Mais on a aussi des exemples de chasseurs-cueilleurs (ou petits horticulteurs) qui, on ne sait trop pour quelle raison, avaient conservé le propulseur comme arme exclusive (peut-être y avait-il derrière ce choix une dimension identitaire). L'un d'eux, en Amazonie, est documenté d'une manière exceptionnelle. Il s'agit des Tarairiu, un groupe de l'ensemble Tapuya, qui possèdent la particularité d'avoir été les alliés des Hollandais dans ce XVIIe siècle où les puissances coloniales (dont le Portugal, bien sûr, mais aussi la France) tentaient de s'annexer le Brésil. Et parmi ces Hollandais se trouvait un peintre, Albert Eckhout (1610-1666) qui restitua avec un réalisme rare ce qu'il avait vu.

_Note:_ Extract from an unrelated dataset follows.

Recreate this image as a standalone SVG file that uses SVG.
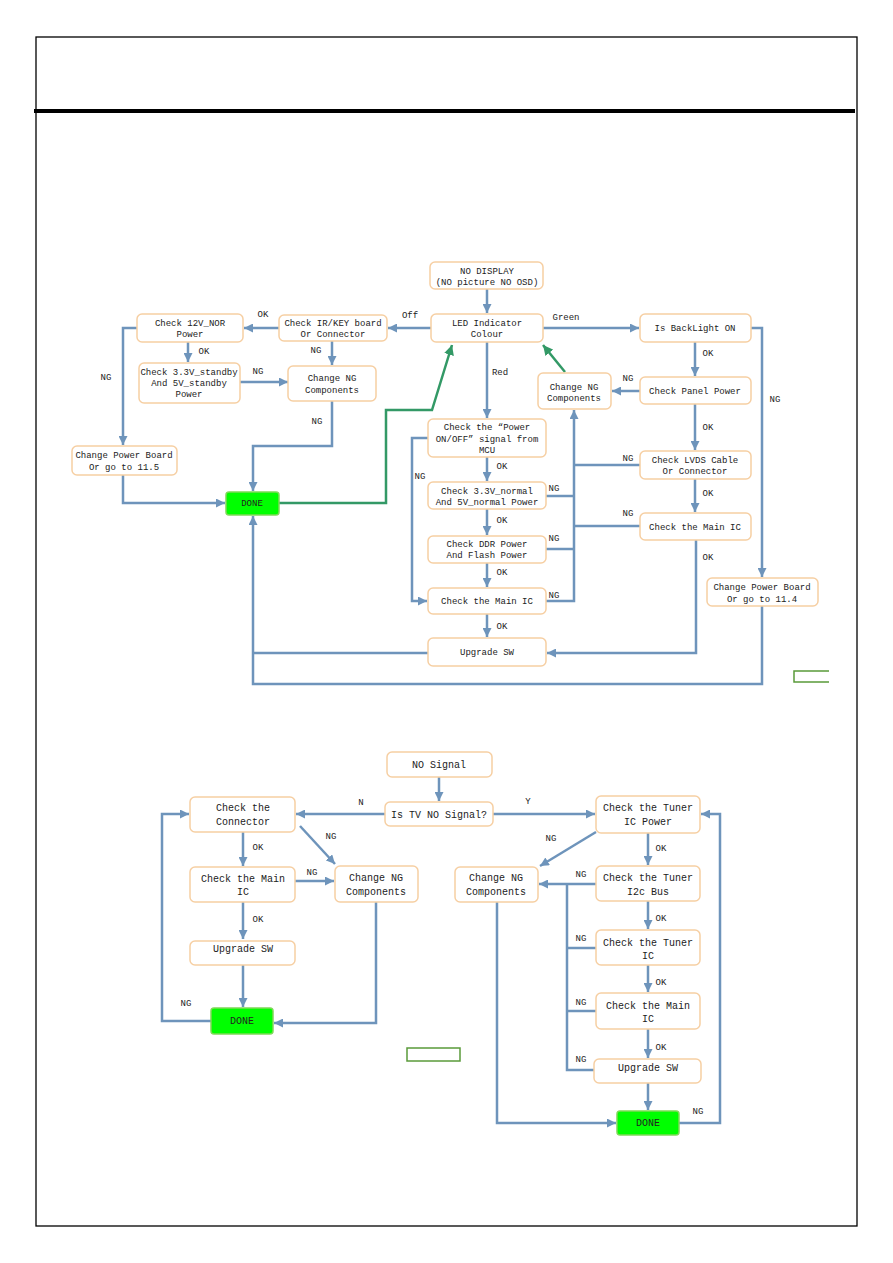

Dans la Danse des Tapuya, reproduite ci-dessus, on voit très distinctement que les hommes ne sont pas armés d'arc, mais de propulseurs. Et dans une autre œuvre (voir ci-contre), Eckhout est tout aussi précis, allant même, chose rarissime, jusqu'à ne pas dissimuler le pénis que ces Indiens, comme bien d'autres, se contentaient de maintenir au moyen d'une cordelette.

Toujours est-il que les témoignages écrits parlent du fait que contrairement aux autres peuples de la région, les Tarairiu :
n'utilisent pas d'arc et de flèches, mais lancent leurs sagaies avec la main (J. Nieufof, 1808-1814, « Voyages and Travels into Brazil. », in John Pinkerton (ed), A General Collection of the Best and Most Interesting Voyages and Travels in All Parts of the World, Vol.14. London: Longmans, p. 878)
Un autre témoin parle de guerriers
extraordinairement grands, forts et bien bâtis. Ces hommes sauvages à la peau sombre et aux longs cheveux bruns vont complètement nus (...) Ils montrent une grande adresse pour lancer sur la cible qu'ils choisissent des sagaies lourdes et tranchantes à l'aide de propulseurs. (Z. Wagner, cité dans Q. Buvelot, 2004, Albert Eckhout: A Dutch Artist in Brazil. The Hague: Royal Cabinet of Paintings Mauritshuis, p. 68)
Le naturaliste Georg Markgraf, qui séjourna quelques années dans la région, décrit pour sa part leurs propulseurs comme :
un morceau de bois creux, semblable à une trompe de guerre coupée en deux sur la moitié de sa longueur. (Piso W., Markgraf G., 1648, Historia Naturalis Brasiliae..., Amsterdam: Elsevier, p. 4)
Un spécimen a d'ailleurs été conservé dans le musée national danois :


Le cas des Tarairu vient donc enrichir le passionnant débat sur les voies par lesquelles l'arc a supplanté le propulseur, en fournissant un contre-exemple a priori intriguant.